### Aim
Omit all images. Transcribe the rest of the material below exactly.

### Information provided
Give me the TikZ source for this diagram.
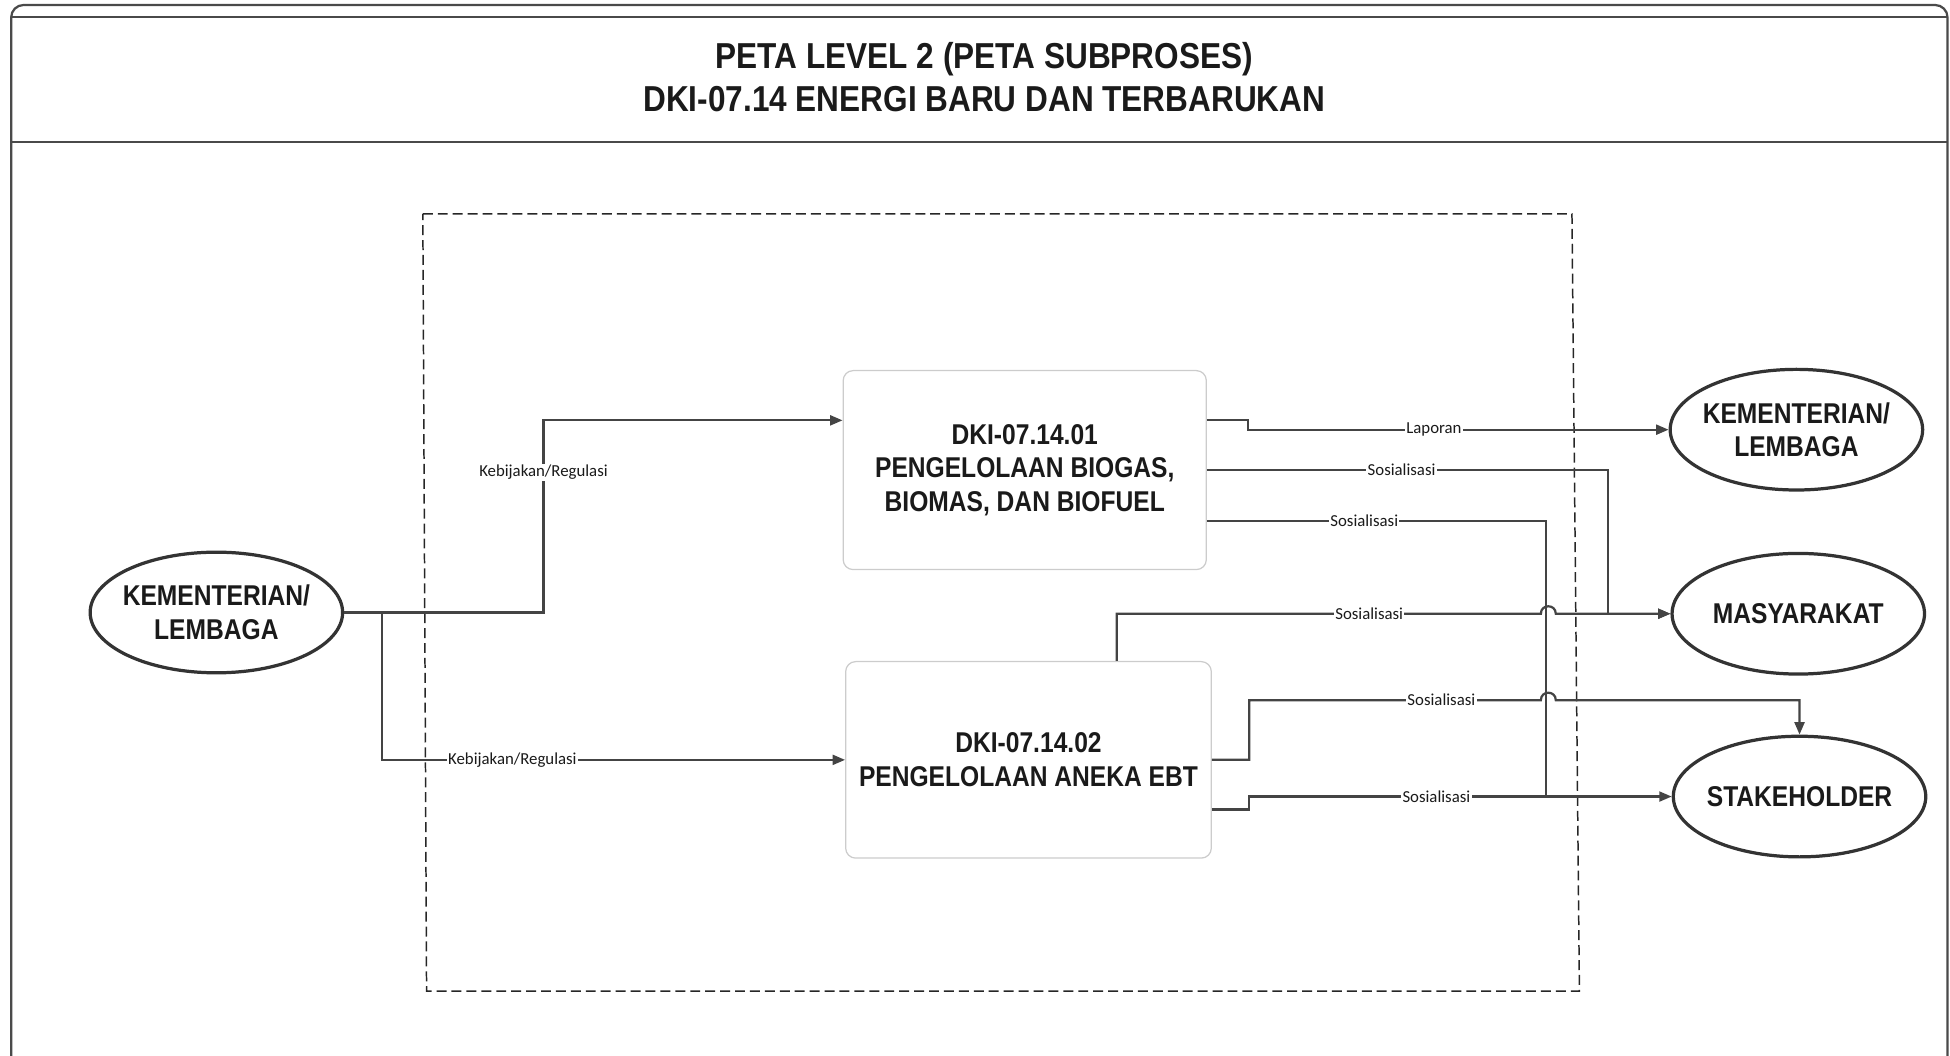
\documentclass[tikz,border=0pt]{standalone}
\usepackage{fontspec}
\setmainfont{Liberation Sans}
\newfontfamily\nodefont{Liberation Sans}[FakeStretch=0.86]
\newfontfamily\titlefont{Liberation Sans}[FakeStretch=0.875]
\newfontfamily\lblfont{Carlito}
\usetikzlibrary{shapes.geometric,arrows.meta}
\definecolor{ink}{HTML}{1A1A1A}
\definecolor{linecol}{HTML}{444444}
\definecolor{ellcol}{HTML}{333333}
\definecolor{boxcol}{HTML}{CCCCCC}
\definecolor{framecol}{HTML}{4A4A4A}
\tikzset{
  conn/.style={draw=linecol, line width=1.8pt},
  arr/.style={conn, -{Triangle[length=10pt,width=8pt]}},
  ent/.style={ellipse, draw=ellcol, line width=2.6pt, fill=white, text=ink,
    minimum width=203pt, minimum height=97pt, inner xsep=-10pt, inner ysep=0pt,
    align=center, font=\nodefont\bfseries\fontsize{23}{27}\selectfont},
  proc/.style={rectangle, rounded corners=8pt, draw=boxcol, line width=1pt, fill=white,
    text=ink, minimum width=292pt, minimum height=160pt, align=center,
    font=\nodefont\bfseries\fontsize{23}{27}\selectfont},
  lbl/.style={fill=white, inner sep=1pt, text=ink, font=\lblfont\fontsize{13.5}{15}\selectfont},
  bound/.style={draw=black!85, line width=1.2pt, dash pattern=on 8pt off 4pt}
}
\begin{document}
\begin{tikzpicture}[x=1pt,y=-1pt]
\useasboundingbox (0,0) rectangle (1568,849);
\clip (0,0) rectangle (1568,849);
% frame
\draw[framecol, line width=1.8pt, rounded corners=10pt] (9,4) rectangle (1566,862);
\draw[framecol, line width=1.5pt] (9,14) -- (1566,14);
\draw[framecol, line width=1.8pt] (9,114) -- (1566,114);
\node[text=ink, align=center, font=\titlefont\bfseries\fontsize{29}{34}\selectfont] (title) at (791.5,62)
  {PETA LEVEL 2 (PETA SUBPROSES)\\DKI-07.14 ENERGI BARU DAN TERBARUKAN};
% dashed boundary
\draw[bound] (340,172) -- (1264,172) -- (1270,797) -- (343,797) -- cycle;
% nodes
\node[ent] (kl1) at (174,492.5) {KEMENTERIAN/\\LEMBAGA};
\node[ent] (kl2) at (1444.5,345.5) {KEMENTERIAN/\\LEMBAGA};
\node[ent] (ms) at (1446,493.5) {MASYARAKAT};
\node[ent] (st) at (1447,640.5) {STAKEHOLDER};
\node[proc] (b1) at (824,378) {DKI-07.14.01\\PENGELOLAAN BIOGAS,\\BIOMAS, DAN BIOFUEL};
\node[proc, minimum width=294pt, minimum height=158pt] (b2) at (827,611) {DKI-07.14.02\\PENGELOLAAN ANEKA EBT};
% inputs
\draw[arr] (kl1.east) -| (437,338) -- ([yshift=40pt]b1.west);
\draw[arr] (kl1.east) -| (307,611) -- (b2.west);
% outputs of b1
\draw[arr] ([yshift=40pt]b1.east) -- ++(33,0) |- (kl2.west);
\draw[arr] (b1.east) -| ([xshift=-50pt]ms.west) -- (ms.west);
\draw[conn] ([yshift=-41pt]b1.east) -| ([xshift=-101pt]st.west);
% outputs of b2
\draw[arr] ([xshift=71pt]b2.north) -- (898,493.5) -- (1239,493.5)
  .. controls (1239,485.5) and (1251,485.5) .. (1251,493.5) -- (ms.west);
\draw[arr] (b2.east) -- ++(30,0) |- (1239,563)
  .. controls (1239,555) and (1251,555) .. (1251,563) -| (st.north);
\draw[arr] ([yshift=-40pt]b2.east) -- ++(30,0) |- (st.west);
% labels
\node[lbl] (lk1) at (437,380) {Kebijakan/Regulasi};
\node[lbl] (lk2) at (412,611) {Kebijakan/Regulasi};
\node[lbl] (lp) at (1153,345.5) {Laporan};
\node[lbl] (ls1) at (1127,378) {Sosialisasi};
\node[lbl] (ls2) at (1097,419) {Sosialisasi};
\node[lbl] (ls3) at (1101,493.5) {Sosialisasi};
\node[lbl] (ls4) at (1159,563) {Sosialisasi};
\node[lbl] (ls5) at (1155,640.5) {Sosialisasi};
\end{tikzpicture}
\end{document}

### Exercise solution
Give me the TikZ source for this diagram.
\documentclass[tikz,border=0pt]{standalone}
\usepackage{fontspec}
\setmainfont{Liberation Sans}
\newfontfamily\nodefont{Liberation Sans}[FakeStretch=0.86]
\newfontfamily\titlefont{Liberation Sans}[FakeStretch=0.875]
\newfontfamily\lblfont{Carlito}
\usetikzlibrary{shapes.geometric,arrows.meta}
\definecolor{ink}{HTML}{1A1A1A}
\definecolor{linecol}{HTML}{444444}
\definecolor{ellcol}{HTML}{333333}
\definecolor{boxcol}{HTML}{CCCCCC}
\definecolor{framecol}{HTML}{4A4A4A}
\tikzset{
  conn/.style={draw=linecol, line width=1.8pt},
  arr/.style={conn, -{Triangle[length=10pt,width=8pt]}},
  ent/.style={ellipse, draw=ellcol, line width=2.6pt, fill=white, text=ink,
    minimum width=203pt, minimum height=97pt, inner xsep=-10pt, inner ysep=0pt,
    align=center, font=\nodefont\bfseries\fontsize{23}{27}\selectfont},
  proc/.style={rectangle, rounded corners=8pt, draw=boxcol, line width=1pt, fill=white,
    text=ink, minimum width=292pt, minimum height=160pt, align=center,
    font=\nodefont\bfseries\fontsize{23}{27}\selectfont},
  lbl/.style={fill=white, inner sep=1pt, text=ink, font=\lblfont\fontsize{13.5}{15}\selectfont},
  bound/.style={draw=black!85, line width=1.2pt, dash pattern=on 8pt off 4pt}
}
\begin{document}
\begin{tikzpicture}[x=1pt,y=-1pt]
\useasboundingbox (0,0) rectangle (1568,849);
\clip (0,0) rectangle (1568,849);
% frame
\draw[framecol, line width=1.8pt, rounded corners=10pt] (9,4) rectangle (1566,862);
\draw[framecol, line width=1.5pt] (9,14) -- (1566,14);
\draw[framecol, line width=1.8pt] (9,114) -- (1566,114);
\node[text=ink, align=center, font=\titlefont\bfseries\fontsize{29}{34}\selectfont] (title) at (791.5,62)
  {PETA LEVEL 2 (PETA SUBPROSES)\\DKI-07.14 ENERGI BARU DAN TERBARUKAN};
% dashed boundary
\draw[bound] (340,172) -- (1264,172) -- (1270,797) -- (343,797) -- cycle;
% nodes
\node[ent] (kl1) at (174,492.5) {KEMENTERIAN/\\LEMBAGA};
\node[ent] (kl2) at (1444.5,345.5) {KEMENTERIAN/\\LEMBAGA};
\node[ent] (ms) at (1446,493.5) {MASYARAKAT};
\node[ent] (st) at (1447,640.5) {STAKEHOLDER};
\node[proc] (b1) at (824,378) {DKI-07.14.01\\PENGELOLAAN BIOGAS,\\BIOMAS, DAN BIOFUEL};
\node[proc, minimum width=294pt, minimum height=158pt] (b2) at (827,611) {DKI-07.14.02\\PENGELOLAAN ANEKA EBT};
% inputs
\draw[arr] (kl1.east) -| (437,338) -- ([yshift=40pt]b1.west);
\draw[arr] (kl1.east) -| (307,611) -- (b2.west);
% outputs of b1
\draw[arr] ([yshift=40pt]b1.east) -- ++(33,0) |- (kl2.west);
\draw[arr] (b1.east) -| ([xshift=-50pt]ms.west) -- (ms.west);
\draw[conn] ([yshift=-41pt]b1.east) -| ([xshift=-101pt]st.west);
% outputs of b2
\draw[arr] ([xshift=71pt]b2.north) -- (898,493.5) -- (1239,493.5)
  .. controls (1239,485.5) and (1251,485.5) .. (1251,493.5) -- (ms.west);
\draw[arr] (b2.east) -- ++(30,0) |- (1239,563)
  .. controls (1239,555) and (1251,555) .. (1251,563) -| (st.north);
\draw[arr] ([yshift=-40pt]b2.east) -- ++(30,0) |- (st.west);
% labels
\node[lbl] (lk1) at (437,380) {Kebijakan/Regulasi};
\node[lbl] (lk2) at (412,611) {Kebijakan/Regulasi};
\node[lbl] (lp) at (1153,345.5) {Laporan};
\node[lbl] (ls1) at (1127,378) {Sosialisasi};
\node[lbl] (ls2) at (1097,419) {Sosialisasi};
\node[lbl] (ls3) at (1101,493.5) {Sosialisasi};
\node[lbl] (ls4) at (1159,563) {Sosialisasi};
\node[lbl] (ls5) at (1155,640.5) {Sosialisasi};
\end{tikzpicture}
\end{document}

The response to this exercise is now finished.